Here's our dummy data:

In [10]:
df7

Unnamed: 0,EventName,AgeGroup,Attendees
0,Storytime,0-5,15
1,Coding Club,6-12,20
2,Book Club,13-18,10
3,Storytime,0-5,18


**RQ**: What is the average number of attendees per event for each age group?

**Tip**: Splitting the data is like sorting event flyers into piles based on age group. Applying the function is like calculating the average number of attendees for each event in each age group, and combining is presenting the averages in a table.

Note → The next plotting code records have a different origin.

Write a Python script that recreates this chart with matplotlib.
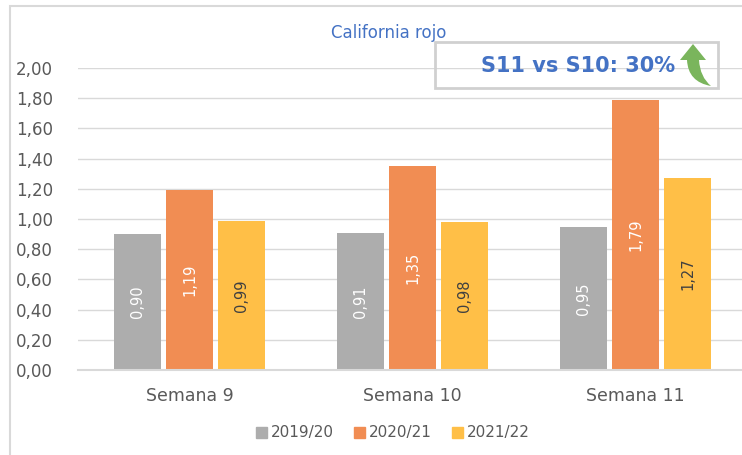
import matplotlib
matplotlib.use("Agg")
import numpy as np
from matplotlib import pyplot as plt
from matplotlib.patches import Rectangle, Patch, PathPatch
from matplotlib.path import Path

plt.rcParams['font.family'] = ['DejaVu Sans']

semanas = ['Semana 9', 'Semana 10', 'Semana 11']
temporadas = ['2019/20', '2020/21', '2021/22']
v_1920 = [0.90, 0.91, 0.95]
v_2021 = [1.19, 1.35, 1.79]
v_2122 = [0.99, 0.98, 1.27]
valores = [v_1920, v_2021, v_2122]
colores = ['#ADADAD', '#F18D53', '#FFBF47']
col_etiqueta = ['white', 'white', '#404040']

W, H = 742, 455
fig = plt.figure(figsize=(W / 100, H / 100), dpi=100)
ax = fig.add_axes([78 / W, 1 - 370 / H, 669 / W, 302 / H])

x = np.arange(len(semanas))
ancho = 0.21
paso = 0.233
for i, serie in enumerate(valores):
    pos = x + (i - 1) * paso
    barras = ax.bar(pos, serie, width=ancho, color=colores[i], zorder=2)
    for b, v in zip(barras, serie):
        ax.text(b.get_x() + b.get_width() / 2, v / 2, f'{v:.2f}'.replace('.', ','),
                rotation=90, ha='center', va='center',
                color=col_etiqueta[i], fontsize=10.5, zorder=3)

ax.set_xlim(-0.5, 2.5)
ax.set_ylim(0, 2.0)
ax.set_yticks(np.arange(0, 2.01, 0.2))
ax.set_yticklabels([f'{t:.2f}'.replace('.', ',') for t in np.arange(0, 2.01, 0.2)])
ax.set_xticks(x)
ax.set_xticklabels(semanas)
ax.tick_params(axis='both', length=0, colors='#595959')
ax.tick_params(axis='y', pad=18, labelsize=12)
ax.tick_params(axis='x', pad=12, labelsize=12.5)
ax.grid(axis='y', color='#D9D9D9', linewidth=1, zorder=0)
for s in ['top', 'right', 'left']:
    ax.spines[s].set_visible(False)
ax.spines['bottom'].set_color('#D9D9D9')
ax.spines['bottom'].set_linewidth(1.5)
ax.spines['bottom'].set_zorder(2.5)

fig.text(389 / W, 1 - 33 / H, 'California rojo', ha='center', va='center',
         color='#4472C4', fontsize=12)

handles = [Patch(color=c) for c in colores]
fig.legend(handles, temporadas, loc='center', bbox_to_anchor=(393 / W, 1 - 433 / H),
           ncol=3, frameon=False, handlelength=0.7, handleheight=0.7,
           handletextpad=0.3, columnspacing=1.3, fontsize=11, labelcolor='#595959')

# marco del grafico
fig.patches.append(Rectangle((10 / W, -0.05), 1.1, 1 - 6 / H + 0.05, transform=fig.transFigure,
                             fill=False, edgecolor='#D9D9D9', linewidth=1.5))

# recuadro comentario
fig.patches.append(Rectangle((435 / W, 1 - 88 / H), 283 / W, 46 / H, transform=fig.transFigure,
                             fill=False, edgecolor='#D0D0D0', linewidth=2, zorder=5))
fig.text(578 / W, 1 - 66 / H, 'S11 vs S10: 30%', ha='center', va='center',
         color='#4472C4', fontsize=15, fontweight='bold', zorder=6)

# flecha verde curva (coordenadas en pixeles, y hacia abajo)
pts = [(693, 44), (706, 60), (699, 60), (700, 77), (711, 86),
       (688, 82), (687, 60), (680, 60), (693, 44)]
codes = [Path.MOVETO, Path.LINETO, Path.LINETO, Path.CURVE3, Path.CURVE3,
         Path.CURVE3, Path.CURVE3, Path.LINETO, Path.CLOSEPOLY]
verts = [(px / W, 1 - py / H) for px, py in pts]
fig.patches.append(PathPatch(Path(verts, codes), transform=fig.transFigure,
                             facecolor='#7AB55C', edgecolor='none', zorder=6))

fig.savefig('out.png', dpi=100)
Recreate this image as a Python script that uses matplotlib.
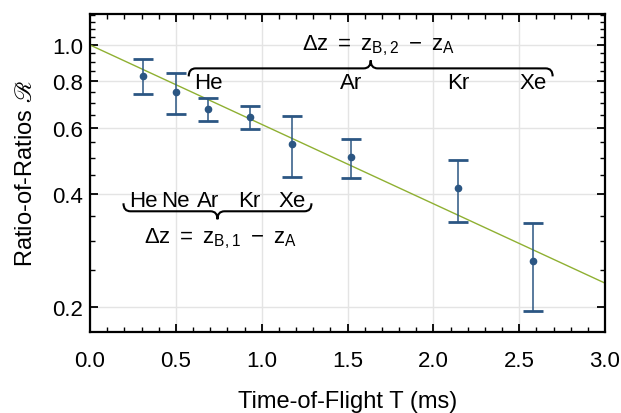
import matplotlib
matplotlib.use("Agg")
import matplotlib.pyplot as plt
import matplotlib.transforms as mtransforms
from matplotlib.path import Path
from matplotlib.patches import PathPatch
from matplotlib.ticker import FixedLocator, MultipleLocator, FormatStrFormatter, NullFormatter
import numpy as np

# measured ratio-of-ratios against time of flight
tof = [0.31, 0.50, 0.69, 0.93, 1.175, 1.52, 2.145, 2.58]
ratio = [0.828, 0.750, 0.676, 0.641, 0.544, 0.502, 0.415, 0.265]
err_hi = [0.917, 0.843, 0.723, 0.687, 0.646, 0.562, 0.493, 0.335]
err_lo = [0.741, 0.654, 0.627, 0.597, 0.445, 0.441, 0.337, 0.194]

# exponential fit (a straight line on the log axis)
fit_tof = [0.0, 3.0]
fit_ratio = [1.0, 0.231]

# gas labels and the points they belong to
gases_b1 = ["He", "Ne", "Ar", "Kr", "Xe"]
idx_b1 = [0, 1, 2, 3, 4]
gases_b2 = ["He", "Ar", "Kr", "Xe"]
idx_b2 = [2, 5, 6, 7]

BLUE = "#2b5683"
GREEN = "#8fb032"

plt.rcParams["font.family"] = ["Liberation Sans", "DejaVu Sans"]
plt.rcParams["mathtext.fontset"] = "custom"
plt.rcParams["mathtext.rm"] = "Liberation Sans"
plt.rcParams["mathtext.it"] = "Liberation Sans"
plt.rcParams["mathtext.sf"] = "Liberation Sans"
plt.rcParams["mathtext.bf"] = "Liberation Sans:bold"


def draw_brace(ax, trans, x1, x2, y0, up, rx, ry, lw=1.5):
    """Horizontal curly brace from x1 to x2 at height y0; tip up if up=True."""
    s = 1 if up else -1
    xm = (x1 + x2) / 2
    verts = [(x1, y0 - s * ry), (x1, y0), (x1 + rx, y0),
             (xm - rx, y0),
             (xm, y0), (xm, y0 + s * ry),
             (xm, y0), (xm + rx, y0),
             (x2 - rx, y0),
             (x2, y0), (x2, y0 - s * ry)]
    codes = [Path.MOVETO, Path.CURVE3, Path.CURVE3,
             Path.LINETO,
             Path.CURVE3, Path.CURVE3,
             Path.CURVE3, Path.CURVE3,
             Path.LINETO,
             Path.CURVE3, Path.CURVE3]
    ax.add_patch(PathPatch(Path(verts, codes), transform=trans, fill=False,
                           lw=lw, color="black", clip_on=False))


fig = plt.figure(figsize=(6.21, 4.14), dpi=100)
ax = fig.add_axes([90 / 621, 81 / 414, 515 / 621, 318 / 414])

ax.set_yscale("log")
ax.set_xlim(0, 3.0)
ax.set_ylim(0.171, 1.21)

ax.plot(fit_tof, fit_ratio, color=GREEN, lw=1.0, zorder=2)

lo = np.array(ratio) - np.array(err_lo)
hi = np.array(err_hi) - np.array(ratio)
ax.errorbar(tof, ratio, yerr=[lo, hi], fmt="o", ms=4.5, color=BLUE,
            elinewidth=1.1, capsize=7, capthick=2, zorder=3)

# ticks and grid
ax.xaxis.set_major_locator(MultipleLocator(0.5))
ax.xaxis.set_minor_locator(MultipleLocator(0.1))
ax.xaxis.set_major_formatter(FormatStrFormatter("%.1f"))
ax.yaxis.set_major_locator(FixedLocator([0.2, 0.4, 0.6, 0.8, 1.0]))
ax.yaxis.set_minor_locator(FixedLocator(np.arange(0.15, 1.21, 0.05)))
ax.yaxis.set_major_formatter(FormatStrFormatter("%.1f"))
ax.yaxis.set_minor_formatter(NullFormatter())
ax.tick_params(which="both", direction="in", top=True, right=True, labelsize=16)
ax.tick_params(which="major", length=6, width=1.3)
ax.tick_params(which="minor", length=3.5, width=1.0)
ax.tick_params(axis="x", pad=13)
ax.tick_params(axis="y", pad=5)
ax.grid(True, which="major", color="#e4e4e4", lw=1.0, zorder=0)
ax.set_axisbelow(True)
for sp in ax.spines.values():
    sp.set_linewidth(1.6)

ax.set_xlabel("Time-of-Flight T (ms)", fontsize=17, labelpad=14)
ax.set_ylabel(r"Ratio-of-Ratios $\mathscr{R}$", fontsize=17, labelpad=11,
              math_fontfamily="stix")

# brace annotations: x in data, y in axes fraction
trans = mtransforms.blended_transform_factory(ax.transData, ax.transAxes)
rx = 7 * 3.0 / 515
ry = 8 / 318

x_b1 = [tof[i] for i in idx_b1]
x_b2 = [tof[i] for i in idx_b2]

for g, x in zip(gases_b1, x_b1):
    ax.text(x, 0.397, g, transform=trans, ha="center", va="baseline", fontsize=16)
draw_brace(ax, trans, min(x_b1) - 0.115, max(x_b1) + 0.115, 0.3796, False, rx, ry)
ax.text((min(x_b1) + max(x_b1)) / 2 + 0.015, 0.283, r"$\Delta z\ =\ z_{B,1}\ -\ z_A$",
        transform=trans, ha="center", va="baseline", fontsize=16)

for g, x in zip(gases_b2, x_b2):
    ax.text(x, 0.767, g, transform=trans, ha="center", va="baseline", fontsize=16)
draw_brace(ax, trans, min(x_b2) - 0.115, max(x_b2) + 0.115, 0.829, True, rx, ry)
ax.text((min(x_b2) + max(x_b2)) / 2 + 0.045, 0.89, r"$\Delta z\ =\ z_{B,2}\ -\ z_A$",
        transform=trans, ha="center", va="baseline", fontsize=16)

fig.savefig("out.png", dpi=100)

## Example 8: Library Patrons by Membership Type

Here's our dummy data:

In [7]:
df8

Unnamed: 0,PatronID,MembershipType,BooksCheckedOut
0,1,Adult,5
1,2,Child,3
2,3,Adult,7
3,4,Child,2


**RQ**: What is the average number of books checked out per membership type?

**Tip**: Splitting the data is like organizing library cards by membership type (e.g., Adult, Child). Applying the function is like calculating the average number of books checked out for each membership type, and combining is displaying the averages in a table.